• _RECORDS SHOWN_
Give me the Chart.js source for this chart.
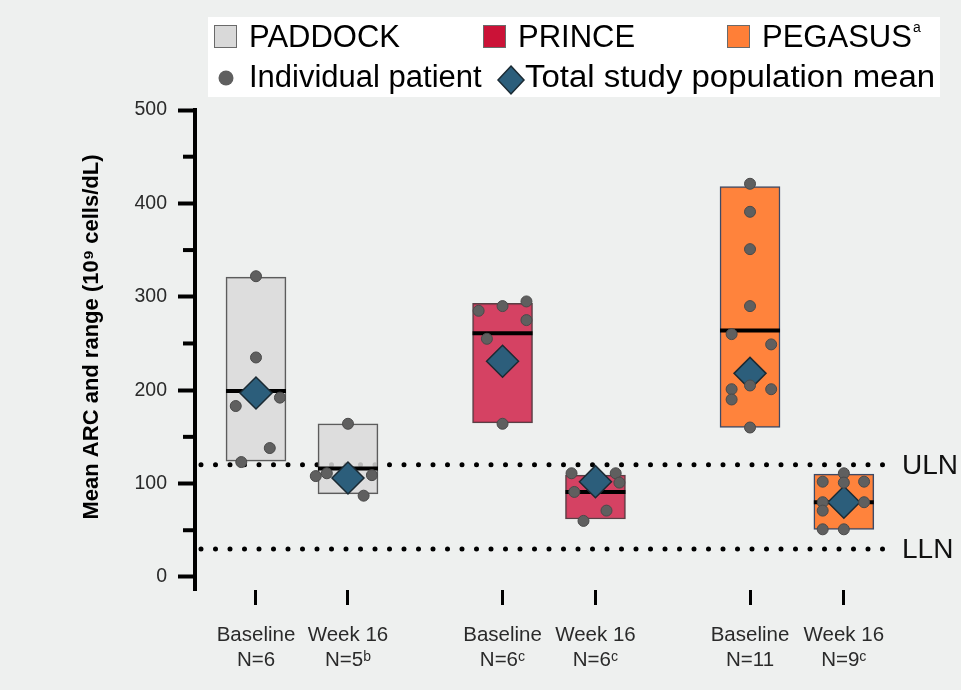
* * *
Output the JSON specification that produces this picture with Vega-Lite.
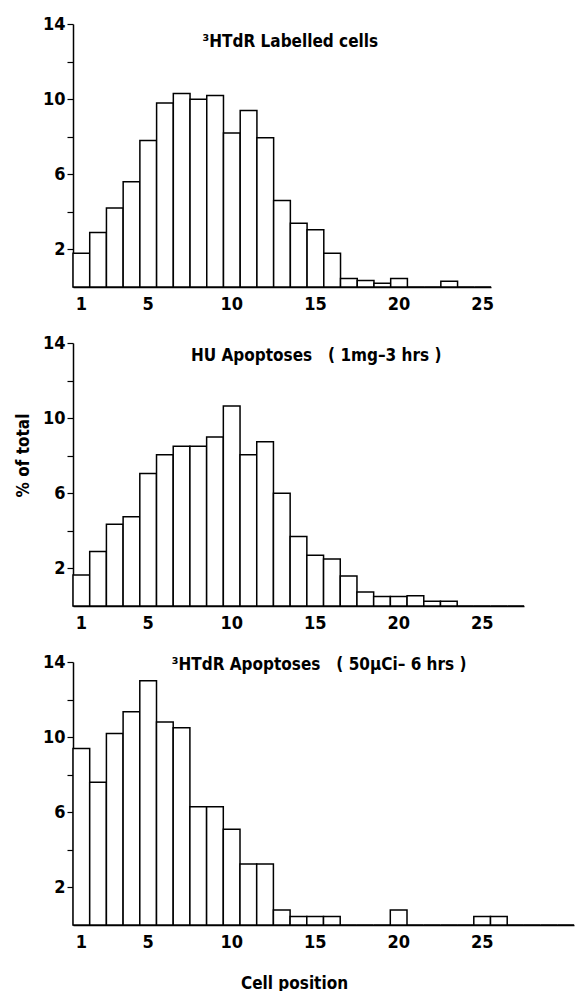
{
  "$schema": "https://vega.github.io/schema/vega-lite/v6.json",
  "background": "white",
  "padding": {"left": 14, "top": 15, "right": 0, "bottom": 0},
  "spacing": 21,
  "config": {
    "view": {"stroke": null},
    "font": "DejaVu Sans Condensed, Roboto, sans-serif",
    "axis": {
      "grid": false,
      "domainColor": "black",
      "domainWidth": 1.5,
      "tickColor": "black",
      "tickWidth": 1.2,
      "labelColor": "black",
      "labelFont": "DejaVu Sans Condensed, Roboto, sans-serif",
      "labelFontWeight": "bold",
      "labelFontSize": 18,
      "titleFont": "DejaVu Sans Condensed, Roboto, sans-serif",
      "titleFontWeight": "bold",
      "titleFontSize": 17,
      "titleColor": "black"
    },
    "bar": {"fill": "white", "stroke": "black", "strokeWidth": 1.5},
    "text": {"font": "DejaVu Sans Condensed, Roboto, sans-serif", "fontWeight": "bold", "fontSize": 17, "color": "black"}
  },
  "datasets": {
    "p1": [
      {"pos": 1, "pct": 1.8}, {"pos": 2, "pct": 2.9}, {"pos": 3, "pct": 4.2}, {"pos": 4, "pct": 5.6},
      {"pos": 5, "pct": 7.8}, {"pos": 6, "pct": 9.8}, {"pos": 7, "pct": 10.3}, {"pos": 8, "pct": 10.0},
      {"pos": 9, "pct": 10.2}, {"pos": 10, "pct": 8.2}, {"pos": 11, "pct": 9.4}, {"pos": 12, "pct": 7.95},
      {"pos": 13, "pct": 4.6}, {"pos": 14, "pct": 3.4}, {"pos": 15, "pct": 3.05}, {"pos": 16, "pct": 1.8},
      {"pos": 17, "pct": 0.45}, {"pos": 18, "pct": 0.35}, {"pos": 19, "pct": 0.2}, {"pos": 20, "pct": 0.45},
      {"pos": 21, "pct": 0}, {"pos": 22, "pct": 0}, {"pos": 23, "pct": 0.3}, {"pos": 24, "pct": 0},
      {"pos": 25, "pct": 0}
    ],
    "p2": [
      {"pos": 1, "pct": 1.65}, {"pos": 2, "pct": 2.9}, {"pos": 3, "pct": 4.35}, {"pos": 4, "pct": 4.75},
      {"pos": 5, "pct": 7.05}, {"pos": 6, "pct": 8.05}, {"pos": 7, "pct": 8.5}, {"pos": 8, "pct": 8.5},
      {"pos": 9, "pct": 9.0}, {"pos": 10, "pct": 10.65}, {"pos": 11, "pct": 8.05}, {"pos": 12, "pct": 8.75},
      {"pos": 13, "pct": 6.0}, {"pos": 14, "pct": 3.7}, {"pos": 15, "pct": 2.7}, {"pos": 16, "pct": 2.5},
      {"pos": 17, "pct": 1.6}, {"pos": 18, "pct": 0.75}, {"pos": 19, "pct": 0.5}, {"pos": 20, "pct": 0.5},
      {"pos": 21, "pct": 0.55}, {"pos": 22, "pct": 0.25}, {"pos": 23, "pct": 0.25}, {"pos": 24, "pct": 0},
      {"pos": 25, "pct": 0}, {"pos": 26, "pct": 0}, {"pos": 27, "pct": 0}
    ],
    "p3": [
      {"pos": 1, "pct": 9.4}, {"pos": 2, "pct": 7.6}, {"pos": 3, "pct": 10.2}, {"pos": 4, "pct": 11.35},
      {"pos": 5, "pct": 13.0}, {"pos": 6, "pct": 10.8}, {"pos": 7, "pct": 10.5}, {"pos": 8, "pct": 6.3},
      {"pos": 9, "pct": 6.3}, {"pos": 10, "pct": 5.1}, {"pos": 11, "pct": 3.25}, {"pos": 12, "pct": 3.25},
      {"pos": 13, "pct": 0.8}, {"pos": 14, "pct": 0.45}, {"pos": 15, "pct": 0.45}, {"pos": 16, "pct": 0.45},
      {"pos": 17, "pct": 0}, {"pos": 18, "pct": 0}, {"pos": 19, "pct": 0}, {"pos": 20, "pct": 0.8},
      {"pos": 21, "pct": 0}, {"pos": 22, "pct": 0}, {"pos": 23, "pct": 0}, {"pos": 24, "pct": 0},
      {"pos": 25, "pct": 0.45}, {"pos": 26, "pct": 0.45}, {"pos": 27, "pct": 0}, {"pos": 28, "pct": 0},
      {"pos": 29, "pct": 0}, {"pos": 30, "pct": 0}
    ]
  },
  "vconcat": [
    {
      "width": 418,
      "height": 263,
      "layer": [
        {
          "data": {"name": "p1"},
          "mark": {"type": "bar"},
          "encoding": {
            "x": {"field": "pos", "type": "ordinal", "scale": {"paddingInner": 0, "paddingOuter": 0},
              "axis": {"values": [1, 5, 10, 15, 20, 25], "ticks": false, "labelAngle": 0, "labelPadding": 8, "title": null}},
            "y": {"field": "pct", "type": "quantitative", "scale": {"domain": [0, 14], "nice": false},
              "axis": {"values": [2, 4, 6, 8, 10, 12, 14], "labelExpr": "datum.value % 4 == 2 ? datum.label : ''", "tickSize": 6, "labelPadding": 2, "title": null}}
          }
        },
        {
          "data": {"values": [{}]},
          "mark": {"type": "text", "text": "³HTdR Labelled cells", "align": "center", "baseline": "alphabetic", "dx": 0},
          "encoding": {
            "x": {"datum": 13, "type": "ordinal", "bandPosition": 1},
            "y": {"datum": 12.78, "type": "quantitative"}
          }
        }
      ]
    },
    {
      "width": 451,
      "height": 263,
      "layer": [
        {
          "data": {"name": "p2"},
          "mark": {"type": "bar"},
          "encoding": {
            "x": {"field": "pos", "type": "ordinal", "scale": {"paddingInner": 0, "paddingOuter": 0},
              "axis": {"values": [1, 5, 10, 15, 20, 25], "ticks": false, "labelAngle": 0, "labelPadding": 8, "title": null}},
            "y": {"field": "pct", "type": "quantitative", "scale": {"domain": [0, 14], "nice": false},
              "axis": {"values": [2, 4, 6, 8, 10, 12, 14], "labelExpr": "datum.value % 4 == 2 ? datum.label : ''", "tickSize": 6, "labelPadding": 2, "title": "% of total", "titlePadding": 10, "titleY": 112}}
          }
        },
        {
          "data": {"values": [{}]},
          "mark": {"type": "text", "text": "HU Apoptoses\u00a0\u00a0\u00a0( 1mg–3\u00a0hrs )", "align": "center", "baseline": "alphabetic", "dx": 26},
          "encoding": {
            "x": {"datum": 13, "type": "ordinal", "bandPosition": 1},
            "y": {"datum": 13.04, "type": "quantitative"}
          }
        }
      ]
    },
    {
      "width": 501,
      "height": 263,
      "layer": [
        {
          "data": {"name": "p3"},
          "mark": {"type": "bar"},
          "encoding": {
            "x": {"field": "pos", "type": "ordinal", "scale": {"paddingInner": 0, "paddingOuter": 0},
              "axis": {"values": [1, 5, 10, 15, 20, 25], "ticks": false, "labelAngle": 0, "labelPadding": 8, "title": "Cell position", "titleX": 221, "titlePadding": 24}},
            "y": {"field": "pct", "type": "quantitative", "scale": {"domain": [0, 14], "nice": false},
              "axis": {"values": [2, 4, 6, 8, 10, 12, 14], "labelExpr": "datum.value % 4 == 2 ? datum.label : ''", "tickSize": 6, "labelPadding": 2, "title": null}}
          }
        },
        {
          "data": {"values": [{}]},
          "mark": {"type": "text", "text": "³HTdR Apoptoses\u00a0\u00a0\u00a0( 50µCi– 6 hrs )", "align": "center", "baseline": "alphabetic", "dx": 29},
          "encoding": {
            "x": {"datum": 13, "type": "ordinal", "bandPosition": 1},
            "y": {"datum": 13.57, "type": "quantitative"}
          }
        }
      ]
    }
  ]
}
...
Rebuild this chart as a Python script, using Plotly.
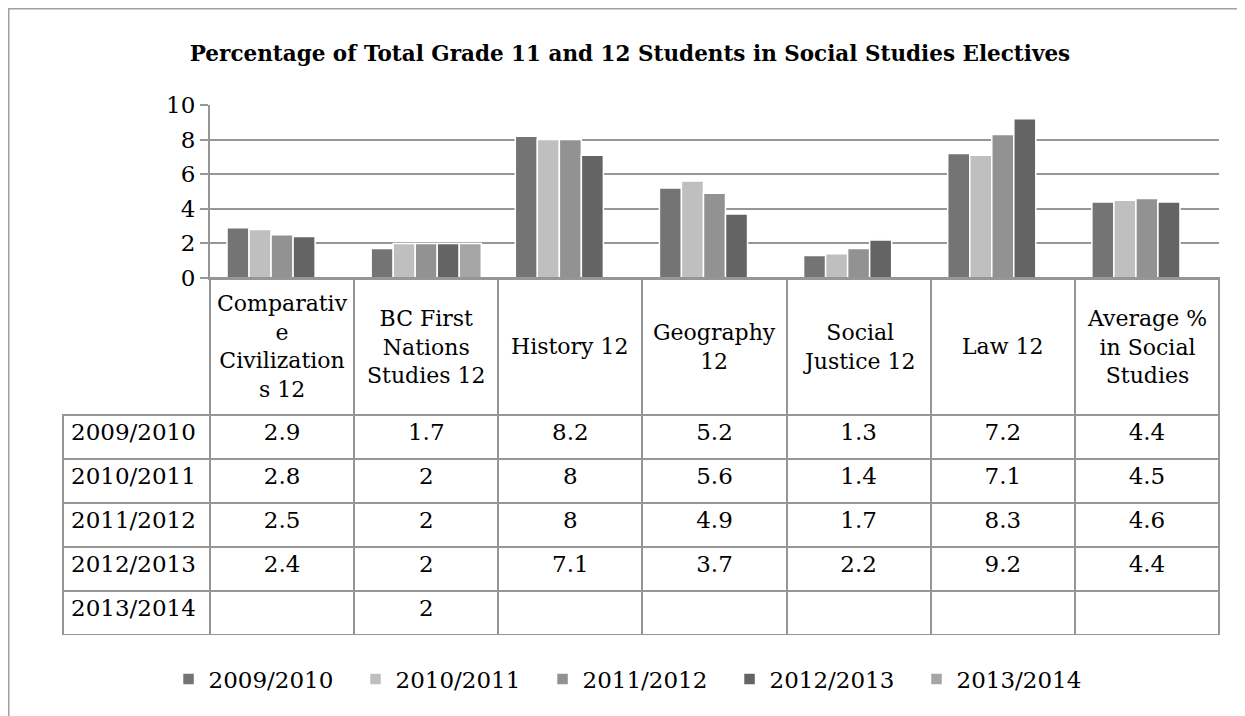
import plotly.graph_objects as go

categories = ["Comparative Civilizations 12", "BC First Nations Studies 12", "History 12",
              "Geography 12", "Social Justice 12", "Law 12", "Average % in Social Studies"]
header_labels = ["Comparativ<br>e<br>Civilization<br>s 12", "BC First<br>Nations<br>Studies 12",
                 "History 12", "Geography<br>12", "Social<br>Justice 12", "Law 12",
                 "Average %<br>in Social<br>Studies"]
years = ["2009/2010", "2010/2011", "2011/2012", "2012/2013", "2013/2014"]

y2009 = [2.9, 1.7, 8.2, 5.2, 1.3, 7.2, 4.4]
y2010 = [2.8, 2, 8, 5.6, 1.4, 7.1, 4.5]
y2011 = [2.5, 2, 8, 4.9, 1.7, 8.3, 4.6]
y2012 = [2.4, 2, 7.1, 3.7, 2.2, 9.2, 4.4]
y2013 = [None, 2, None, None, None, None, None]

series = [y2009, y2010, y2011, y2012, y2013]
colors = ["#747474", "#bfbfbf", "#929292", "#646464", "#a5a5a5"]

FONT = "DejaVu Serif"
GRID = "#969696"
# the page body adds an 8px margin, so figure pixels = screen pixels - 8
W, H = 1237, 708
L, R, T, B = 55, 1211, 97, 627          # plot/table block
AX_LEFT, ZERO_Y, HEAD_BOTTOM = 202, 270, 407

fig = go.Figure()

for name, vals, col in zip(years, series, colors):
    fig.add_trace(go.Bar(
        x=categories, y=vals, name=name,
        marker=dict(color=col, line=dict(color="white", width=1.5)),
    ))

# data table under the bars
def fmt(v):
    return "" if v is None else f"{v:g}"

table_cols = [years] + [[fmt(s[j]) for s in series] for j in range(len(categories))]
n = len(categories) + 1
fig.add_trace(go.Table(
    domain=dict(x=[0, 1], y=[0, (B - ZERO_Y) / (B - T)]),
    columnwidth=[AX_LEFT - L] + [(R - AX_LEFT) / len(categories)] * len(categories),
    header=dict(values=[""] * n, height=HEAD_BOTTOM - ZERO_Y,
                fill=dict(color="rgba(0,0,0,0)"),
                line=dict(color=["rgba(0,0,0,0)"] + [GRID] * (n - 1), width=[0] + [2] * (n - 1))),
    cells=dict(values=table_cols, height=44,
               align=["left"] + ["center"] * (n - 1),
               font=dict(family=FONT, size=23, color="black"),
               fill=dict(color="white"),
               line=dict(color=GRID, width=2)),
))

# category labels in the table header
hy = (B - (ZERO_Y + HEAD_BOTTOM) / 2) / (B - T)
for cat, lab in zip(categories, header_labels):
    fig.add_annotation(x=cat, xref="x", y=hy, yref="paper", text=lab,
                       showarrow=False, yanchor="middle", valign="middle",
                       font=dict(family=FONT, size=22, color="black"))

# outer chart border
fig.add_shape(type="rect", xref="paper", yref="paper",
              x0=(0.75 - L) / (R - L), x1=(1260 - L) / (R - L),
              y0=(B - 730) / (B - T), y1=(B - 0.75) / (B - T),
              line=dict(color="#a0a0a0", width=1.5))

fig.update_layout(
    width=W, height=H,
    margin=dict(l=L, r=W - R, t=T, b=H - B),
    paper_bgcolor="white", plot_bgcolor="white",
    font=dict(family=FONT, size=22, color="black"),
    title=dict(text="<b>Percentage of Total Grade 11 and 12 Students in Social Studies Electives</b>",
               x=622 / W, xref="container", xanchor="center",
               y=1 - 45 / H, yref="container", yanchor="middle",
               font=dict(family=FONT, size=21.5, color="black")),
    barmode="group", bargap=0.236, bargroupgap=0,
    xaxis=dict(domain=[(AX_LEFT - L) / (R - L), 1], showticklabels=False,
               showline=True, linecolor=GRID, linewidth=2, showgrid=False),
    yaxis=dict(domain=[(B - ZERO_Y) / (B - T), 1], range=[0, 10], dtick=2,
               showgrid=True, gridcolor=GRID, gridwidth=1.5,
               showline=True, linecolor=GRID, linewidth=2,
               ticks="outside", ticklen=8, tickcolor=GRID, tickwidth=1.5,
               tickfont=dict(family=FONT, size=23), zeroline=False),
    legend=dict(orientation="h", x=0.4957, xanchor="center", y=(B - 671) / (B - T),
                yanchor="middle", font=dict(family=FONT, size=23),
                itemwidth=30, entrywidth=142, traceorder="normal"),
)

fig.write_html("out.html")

• _TASK GOAL_
Read the lines above. Gather those in which the string "this" is found.

• _PROBLEM SOLUTION_
Give me the Chart.js source for this chart.
Output the JSON specification that produces this picture with Vega-Lite.
Rebuild this chart as a Python script, using Plotly.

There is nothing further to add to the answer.